Laughing Gas | Teen Ink

Laughing Gas

June 9, 2019
By C4bees BRONZE, Madison, Wisconsin
C4bees BRONZE, Madison, Wisconsin
1 article 0 photos 0 comments


Laughing gas will kill me.

That’s not a joke, or a clever metaphor

I have a deficiency of folic acid in my blood or my spine or wherever the hell folic acid lives,

And if I inhale nitrous oxide,(laughing gas)  my nervous system will shut down

My body, my blood, my bones, will stop talking to my brain

And I will have a stroke.


A stroke is when blood is cut off from the brain

Blood carries oxygen

Without oxygen,

I will suffocate

All while my mouth draws breath and lungs inflate and deflate like the ebbing of the tides

Or they would, rather,

If the parts of my brain that controlled that drawing of breath

Hadn’t drifted off into a painful, agonizing sleep.


When I was diagnosed, at ten,

With this contraindication that seemed, for all intents and purposes, a eleventh commandment

It seemed only a symptom of a larger disease

One that had afflicted me my whole life


Of course, the folic acid deficiency has always been with me too

But through luck it was irrelevant,

And a 7-year old me did not laugh to death on his brain

Giving his last frenzied, burst of hysterical breath,

Mocking the world even as he made his exit on the faux-leather seats of a panicking dentist


But the difference between the gas of mirthful death

And the adhd, the anxiety,

The asthma that makes me choke on the acrid smoke of the backrooms I frequent

And the way my hands and skin are deaf and dumb

making me feel like the world is padded with blunting softening carpet

The difference between between those and the fact that I am one chemically induced chuckle away from choking on my own grey matter, is the randomness.

 


Like a passed down deed to a manor

With a leaky roof and lead pipes,

this body is inherited with all its flaws from those who came before.

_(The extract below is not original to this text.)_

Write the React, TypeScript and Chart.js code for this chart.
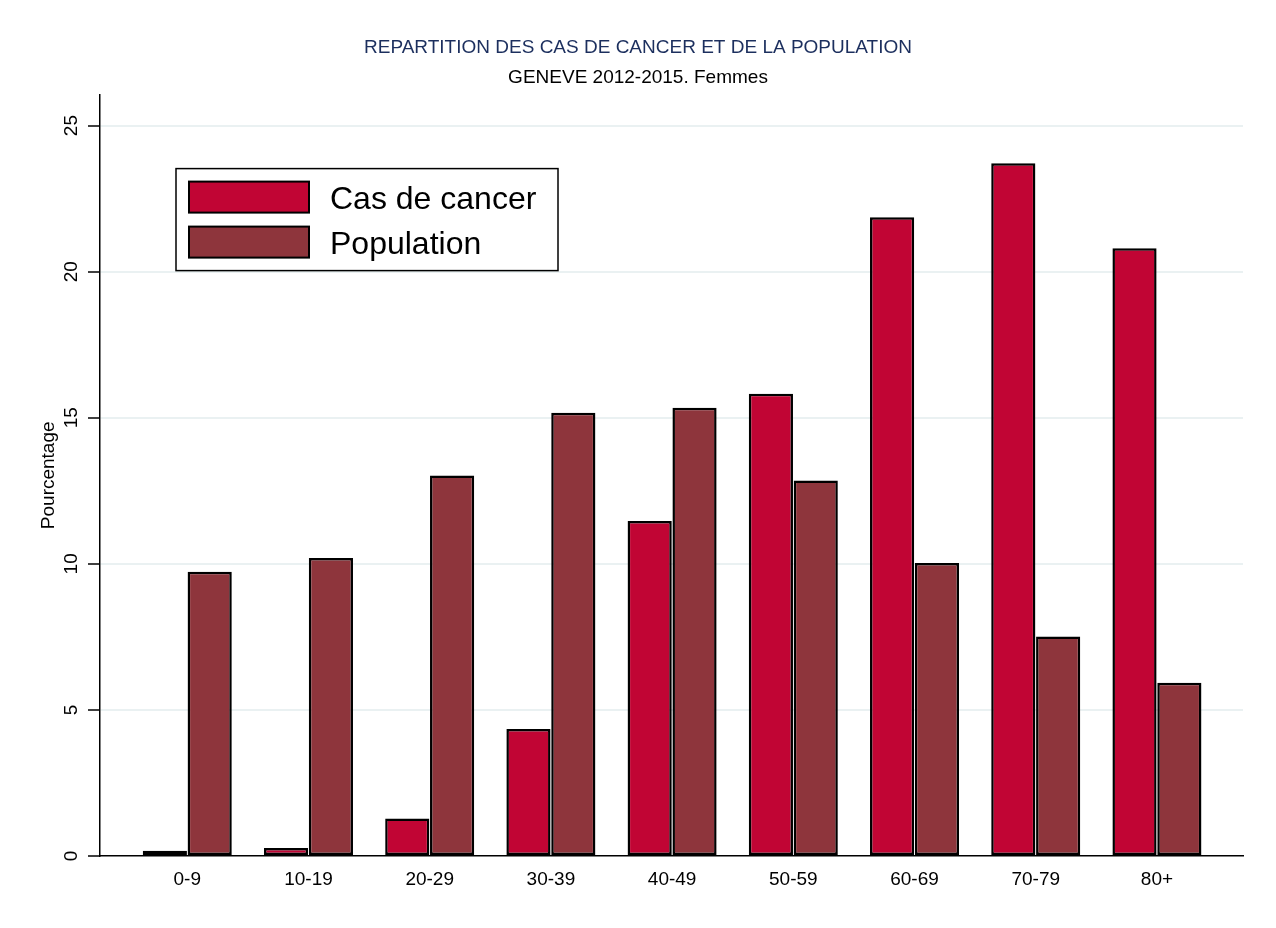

And all those who came before prevailed, they lived, so I can too.

My father has adhd, my uncle sensory processing issues, my grandmother has asthma.

it’s a continuity, a community of flaws, of defects,

Of imperfections.


But this is new, not the dominant rays of the sun cracking me like dry dirt

But two recessive crescent moons, a 10-1, 100-1, 1000-1, chance

to come together in a perfect silvery circle,

to cast light on my heel.


A genetic accident, an unattainable summit on a simple punnett square

Corruption, an error, a failure, handed down to me on platter


This isn’t super important to me,

I am not consumed in angst by this chemical insufficiency

But there’s something poetic about it,

Something poem-worthy,

About being killed by laughter.

When nothing around me is funny.


What would it mean?

If I had died on the dentist’s chair?

Would anyone understand, or would it just be a fluke?

Would anyone have known there was a landmine buried in my DNA?

Or would it just be cosmic dice showing snake-eyes.


And what’s the difference?

I’d be dead either way.

It’s almost funny.

Randomness striking me down, like a stumbling clown

Only this banana peel is fatal.


Maybe that’s why I’d laugh.

I’d see that there’s no  point, no resolution

I can live my life as a story, a narrative, but that's no protection against genetics.

And no ward against being taken for no reason, no reason at all.

No security against ending the play in the middle of act 2.


The author's comments:

I do actually suffer from the impairments in the poem, this is me trying to understand my feelings about myself and my body.